[BEGIN]

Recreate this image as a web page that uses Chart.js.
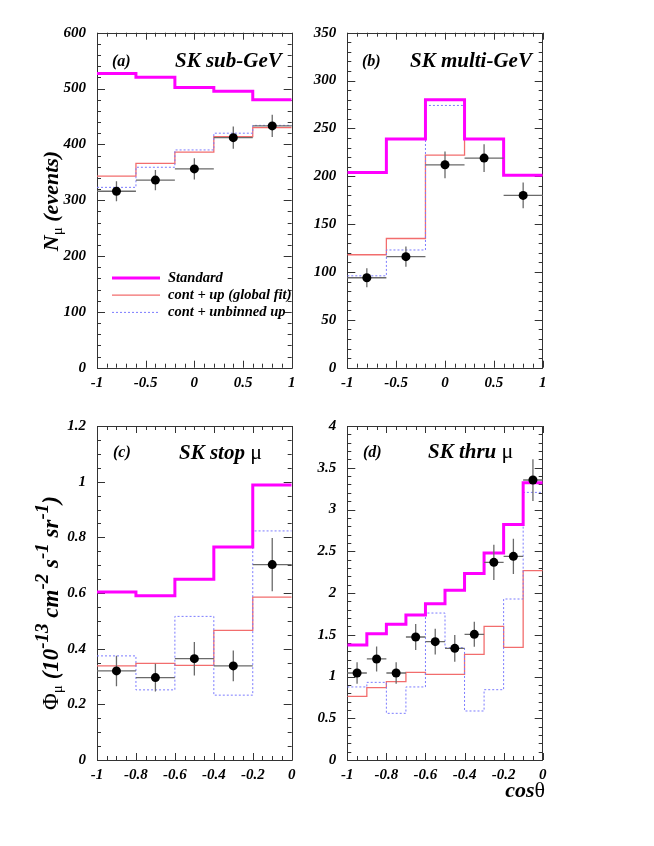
<!DOCTYPE html>
<html>
<head>
<meta charset="utf-8">
<script src="https://cdn.jsdelivr.net/npm/chart.js@4.4.0/dist/chart.umd.min.js"></script>
<style>
body { margin: 0; background: #fff; }
#wrap { position: relative; width: 654px; height: 846px; }
#wrap canvas { position: absolute; left: 0; top: 0; }
</style>
</head>
<body>
<div id="wrap">
<canvas id="pa" width="654" height="846"></canvas>
<canvas id="pb" width="654" height="846"></canvas>
<canvas id="pc" width="654" height="846"></canvas>
<canvas id="pd" width="654" height="846"></canvas>
</div>
<script>
// (a) SK sub-GeV
var aEdges = [-1, -0.6, -0.2, 0.2, 0.6, 1];
var aStandard = [527, 520, 502, 495, 480];
var aGlobalFit = [343, 366, 386, 414, 430];
var aUnbinned = [323, 359, 390, 420, 434];
var aData = [316, 336, 356, 412, 433];
var aErr = [18, 18, 19, 20, 20];

// (b) SK multi-GeV
var bEdges = [-1, -0.6, -0.2, 0.2, 0.6, 1];
var bStandard = [204, 239, 280, 239, 201];
var bGlobalFit = [118, 135, 222, 239, 201];
var bUnbinned = [96, 123, 274, 239, 201];
var bData = [94, 116, 212, 219, 180];
var bErr = [10, 10.5, 14, 14.5, 13.5];

// (c) SK stop mu
var cEdges = [-1, -0.8, -0.6, -0.4, -0.2, 0];
var cStandard = [0.604, 0.590, 0.649, 0.765, 0.988];
var cGlobalFit = [0.338, 0.347, 0.340, 0.466, 0.585];
var cUnbinned = [0.374, 0.252, 0.516, 0.233, 0.823];
var cData = [0.320, 0.296, 0.364, 0.338, 0.702];
var cErr = [0.055, 0.05, 0.06, 0.055, 0.096];

// (d) SK thru mu
var dEdges = [-1, -0.9, -0.8, -0.7, -0.6, -0.5, -0.4, -0.3, -0.2, -0.1, 0];
var dStandard = [1.377, 1.513, 1.625, 1.737, 1.872, 2.032, 2.235, 2.479, 2.82, 3.32];
var dGlobalFit = [0.763, 0.866, 0.938, 1.050, 1.026, 1.026, 1.266, 1.601, 1.349, 2.268];
var dUnbinned = [0.875, 0.930, 0.559, 0.875, 1.760, 1.345, 0.587, 0.842, 1.928, 3.205];
var dData = [1.042, 1.21, 1.042, 1.473, 1.417, 1.337, 1.505, 2.367, 2.439, 3.353];
var dErr = [0.13, 0.15, 0.13, 0.155, 0.155, 0.16, 0.15, 0.21, 0.21, 0.25];

// axis ranges: [min, max, major step, minor subdivisions]
var aXAxis = [-1, 1, 0.5, 5], aYAxis = [0, 600, 100, 5];
var bXAxis = [-1, 1, 0.5, 5], bYAxis = [0, 350, 50, 5];
var cXAxis = [-1, 0, 0.2, 4], cYAxis = [0, 1.2, 0.2, 4];
var dXAxis = [-1, 0, 0.2, 4], dYAxis = [0, 4, 0.5, 5];

var legendLabels = ['Standard', 'cont + up (global fit)', 'cont + unbinned up'];

var MAGENTA = '#ff00ff', RED = '#f26d6d', BLUE = '#7b7bff';
var SERIF = '"Liberation Serif", "Times New Roman", serif';
var BI = function(s) { return 'italic bold ' + s + 'px ' + SERIF; };
var UP = function(s) { return s + 'px ' + SERIF; };

// one point per bin edge, the last edge repeats the last bin
function histo(edges, vals) {
  return edges.map(function(e, i) {
    return { x: e, y: vals[Math.min(i, vals.length - 1)] };
  });
}

function centers(edges, vals) {
  return vals.map(function(v, i) {
    return { x: (edges[i] + edges[i + 1]) / 2, y: v };
  });
}

function fmt(v) { return String(+(+v).toFixed(3)); }

function drawRuns(ctx, runs, x, y, align) {
  var w = 0;
  runs.forEach(function(r) { ctx.font = r[1]; w += ctx.measureText(r[0]).width; });
  var px = align === 'center' ? x - w / 2 : (align === 'right' ? x - w : x);
  runs.forEach(function(r) {
    ctx.font = r[1];
    ctx.fillText(r[0], px, y + (r[2] || 0));
    px += ctx.measureText(r[0]).width;
  });
}

var frame = {
  id: 'frame',
  beforeDatasetsDraw: function(chart, args, o) {
    var ctx = chart.ctx, c = chart.chartArea, x = chart.scales.x, y = chart.scales.y;
    ctx.save();
    ctx.strokeStyle = '#333';
    ctx.lineWidth = 1;
    ctx.beginPath();
    var ny = Math.round((o.y[1] - o.y[0]) / o.y[2] * o.y[3]);
    for (var i = 0; i <= ny; i++) {
      var py = Math.round(y.getPixelForValue(o.y[0] + i * o.y[2] / o.y[3])) + 0.5;
      var len = i % o.y[3] === 0 ? 8 : 4;
      ctx.moveTo(c.left, py); ctx.lineTo(c.left + len, py);
      ctx.moveTo(c.right, py); ctx.lineTo(c.right - len, py);
    }
    var nx = Math.round((o.x[1] - o.x[0]) / o.x[2] * o.x[3]);
    for (var j = 0; j <= nx; j++) {
      var px = Math.round(x.getPixelForValue(o.x[0] + j * o.x[2] / o.x[3])) + 0.5;
      var l2 = j % o.x[3] === 0 ? 7 : 4;
      ctx.moveTo(px, c.bottom); ctx.lineTo(px, c.bottom - l2);
      ctx.moveTo(px, c.top); ctx.lineTo(px, c.top + l2);
    }
    ctx.rect(Math.round(c.left) + 0.5, Math.round(c.top) + 0.5,
      Math.round(c.right - c.left), Math.round(c.bottom - c.top));
    ctx.stroke();
    ctx.restore();
  }
};

var errBars = {
  id: 'errBars',
  beforeDatasetDraw: function(chart, args, o) {
    if (args.index !== 0) return;
    var ctx = chart.ctx, x = chart.scales.x, y = chart.scales.y;
    ctx.save();
    ctx.strokeStyle = '#6a6a6a';
    ctx.lineWidth = 1.3;
    ctx.beginPath();
    o.vals.forEach(function(v, i) {
      var xm = x.getPixelForValue((o.edges[i] + o.edges[i + 1]) / 2);
      var py = y.getPixelForValue(v);
      ctx.moveTo(x.getPixelForValue(o.edges[i]), py);
      ctx.lineTo(x.getPixelForValue(o.edges[i + 1]), py);
      ctx.moveTo(xm, y.getPixelForValue(v - o.errs[i]));
      ctx.lineTo(xm, y.getPixelForValue(v + o.errs[i]));
    });
    ctx.stroke();
    ctx.restore();
  }
};

var texts = {
  id: 'texts',
  afterDraw: function(chart, args, o) {
    var ctx = chart.ctx;
    ctx.save();
    ctx.fillStyle = '#000';
    ctx.textBaseline = 'alphabetic';
    (o.items || []).forEach(function(t) {
      ctx.save();
      ctx.translate(t.x, t.y);
      if (t.rot) ctx.rotate(-Math.PI / 2);
      drawRuns(ctx, t.runs, 0, 0, t.align || 'left');
      ctx.restore();
    });
    if (o.legend) {
      var L = o.legend;
      var styles = [[MAGENTA, 3, []], [RED, 1.3, []], [BLUE, 1, [2, 2]]];
      legendLabels.forEach(function(lab, i) {
        var yy = L.y + i * L.dy;
        ctx.strokeStyle = styles[i][0];
        ctx.lineWidth = styles[i][1];
        ctx.setLineDash(styles[i][2]);
        ctx.beginPath();
        ctx.moveTo(L.x, yy); ctx.lineTo(L.x + 48, yy);
        ctx.stroke();
        ctx.setLineDash([]);
        ctx.font = BI(14.5);
        ctx.textBaseline = 'middle';
        ctx.fillText(lab, L.x + 56, yy);
      });
    }
    ctx.restore();
  }
};

function makePanel(id, box, edges, std, fit, unb, pts, errs, xAxis, yAxis, items, legend) {
  var tickFont = { family: SERIF, size: 15, style: 'italic', weight: 'bold' };
  var line = function(vals, color, width, dash) {
    return {
      type: 'line', data: histo(edges, vals), borderColor: color, borderWidth: width,
      borderDash: dash, stepped: 'before', pointRadius: 0, fill: false, tension: 0
    };
  };
  return new Chart(document.getElementById(id), {
    type: 'line',
    data: {
      datasets: [
        { type: 'scatter', data: centers(edges, pts), pointRadius: 4.5, pointHoverRadius: 4.5,
          backgroundColor: '#000', borderColor: '#000', borderWidth: 0 },
        line(std, MAGENTA, 3, []),
        line(unb, BLUE, 1, [2, 2]),
        line(fit, RED, 1.3, [])
      ]
    },
    options: {
      responsive: false,
      animation: false,
      devicePixelRatio: 1,
      layout: { padding: { left: box[0] - 60, right: 654 - box[1], top: box[2], bottom: 846 - box[3] - 30 } },
      scales: {
        x: {
          type: 'linear', min: xAxis[0], max: xAxis[1],
          afterFit: function(s) { s.height = 30; },
          grid: { display: false, drawTicks: false },
          border: { display: false },
          ticks: { stepSize: xAxis[2], autoSkip: false, maxRotation: 0, padding: 6,
            color: '#000', font: tickFont, callback: fmt }
        },
        y: {
          min: yAxis[0], max: yAxis[1],
          afterFit: function(s) { s.width = 60; },
          grid: { display: false, drawTicks: false },
          border: { display: false },
          ticks: { stepSize: yAxis[2], autoSkip: false, padding: 11,
            color: '#000', font: tickFont, callback: fmt }
        }
      },
      plugins: {
        legend: { display: false },
        tooltip: { enabled: false },
        frame: { x: xAxis, y: yAxis },
        errBars: { edges: edges, vals: pts, errs: errs },
        texts: { items: items, legend: legend }
      }
    },
    plugins: [frame, errBars, texts]
  });
}

makePanel('pa', [97, 291.7, 32.7, 367.7], aEdges, aStandard, aGlobalFit, aUnbinned, aData, aErr, aXAxis, aYAxis, [
  { x: 112, y: 66, runs: [['(a)', BI(16)]] },
  { x: 175, y: 67, runs: [['SK sub-GeV', BI(21)]] },
  { x: 58, y: 201, rot: true, align: 'center', runs: [['N', BI(22)], ['\u03bc', UP(15), 4], [' (events)', BI(22)]] }
], { x: 112, y: 278, dy: 17.2 });

makePanel('pb', [347.3, 542.7, 32.7, 367.7], bEdges, bStandard, bGlobalFit, bUnbinned, bData, bErr, bXAxis, bYAxis, [
  { x: 362, y: 66, runs: [['(b)', BI(16)]] },
  { x: 410, y: 67, runs: [['SK multi-GeV', BI(21)]] }
], null);

makePanel('pc', [97, 291.7, 426, 760], cEdges, cStandard, cGlobalFit, cUnbinned, cData, cErr, cXAxis, cYAxis, [
  { x: 113, y: 457, runs: [['(c)', BI(16)]] },
  { x: 179, y: 459, runs: [['SK stop ', BI(21)], ['\u03bc', UP(22)]] },
  { x: 58, y: 603, rot: true, align: 'center', runs: [
    ['\u03a6', UP(23)], ['\u03bc', UP(15), 4], [' (10', BI(23)], ['-13', BI(19), -10],
    [' cm', BI(23)], ['-2', BI(19), -10], [' s', BI(23)], ['-1', BI(19), -10],
    [' sr', BI(23)], ['-1', BI(19), -10], [')', BI(23)]] }
], null);

makePanel('pd', [347.3, 542.7, 426, 760], dEdges, dStandard, dGlobalFit, dUnbinned, dData, dErr, dXAxis, dYAxis, [
  { x: 363, y: 457, runs: [['(d)', BI(16)]] },
  { x: 428, y: 458, runs: [['SK thru ', BI(21)], ['\u03bc', UP(22)]] },
  { x: 545, y: 797, align: 'right', runs: [['cos', BI(22)], ['\u03b8', UP(22)]] }
], null);
</script>
</body>
</html>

[END]

Challenge » Print, exactly as written, the lines above from the first one to the one containing "var dXAxis = [-1, 0, 0.2, 4], dYAxis". Leave out pictures.

Answer »
Recreate this image as a web page that uses Chart.js.
<!DOCTYPE html>
<html>
<head>
<meta charset="utf-8">
<script src="https://cdn.jsdelivr.net/npm/chart.js@4.4.0/dist/chart.umd.min.js"></script>
<style>
body { margin: 0; background: #fff; }
#wrap { position: relative; width: 654px; height: 846px; }
#wrap canvas { position: absolute; left: 0; top: 0; }
</style>
</head>
<body>
<div id="wrap">
<canvas id="pa" width="654" height="846"></canvas>
<canvas id="pb" width="654" height="846"></canvas>
<canvas id="pc" width="654" height="846"></canvas>
<canvas id="pd" width="654" height="846"></canvas>
</div>
<script>
// (a) SK sub-GeV
var aEdges = [-1, -0.6, -0.2, 0.2, 0.6, 1];
var aStandard = [527, 520, 502, 495, 480];
var aGlobalFit = [343, 366, 386, 414, 430];
var aUnbinned = [323, 359, 390, 420, 434];
var aData = [316, 336, 356, 412, 433];
var aErr = [18, 18, 19, 20, 20];

// (b) SK multi-GeV
var bEdges = [-1, -0.6, -0.2, 0.2, 0.6, 1];
var bStandard = [204, 239, 280, 239, 201];
var bGlobalFit = [118, 135, 222, 239, 201];
var bUnbinned = [96, 123, 274, 239, 201];
var bData = [94, 116, 212, 219, 180];
var bErr = [10, 10.5, 14, 14.5, 13.5];

// (c) SK stop mu
var cEdges = [-1, -0.8, -0.6, -0.4, -0.2, 0];
var cStandard = [0.604, 0.590, 0.649, 0.765, 0.988];
var cGlobalFit = [0.338, 0.347, 0.340, 0.466, 0.585];
var cUnbinned = [0.374, 0.252, 0.516, 0.233, 0.823];
var cData = [0.320, 0.296, 0.364, 0.338, 0.702];
var cErr = [0.055, 0.05, 0.06, 0.055, 0.096];

// (d) SK thru mu
var dEdges = [-1, -0.9, -0.8, -0.7, -0.6, -0.5, -0.4, -0.3, -0.2, -0.1, 0];
var dStandard = [1.377, 1.513, 1.625, 1.737, 1.872, 2.032, 2.235, 2.479, 2.82, 3.32];
var dGlobalFit = [0.763, 0.866, 0.938, 1.050, 1.026, 1.026, 1.266, 1.601, 1.349, 2.268];
var dUnbinned = [0.875, 0.930, 0.559, 0.875, 1.760, 1.345, 0.587, 0.842, 1.928, 3.205];
var dData = [1.042, 1.21, 1.042, 1.473, 1.417, 1.337, 1.505, 2.367, 2.439, 3.353];
var dErr = [0.13, 0.15, 0.13, 0.155, 0.155, 0.16, 0.15, 0.21, 0.21, 0.25];

// axis ranges: [min, max, major step, minor subdivisions]
var aXAxis = [-1, 1, 0.5, 5], aYAxis = [0, 600, 100, 5];
var bXAxis = [-1, 1, 0.5, 5], bYAxis = [0, 350, 50, 5];
var cXAxis = [-1, 0, 0.2, 4], cYAxis = [0, 1.2, 0.2, 4];
var dXAxis = [-1, 0, 0.2, 4], dYAxis = [0, 4, 0.5, 5];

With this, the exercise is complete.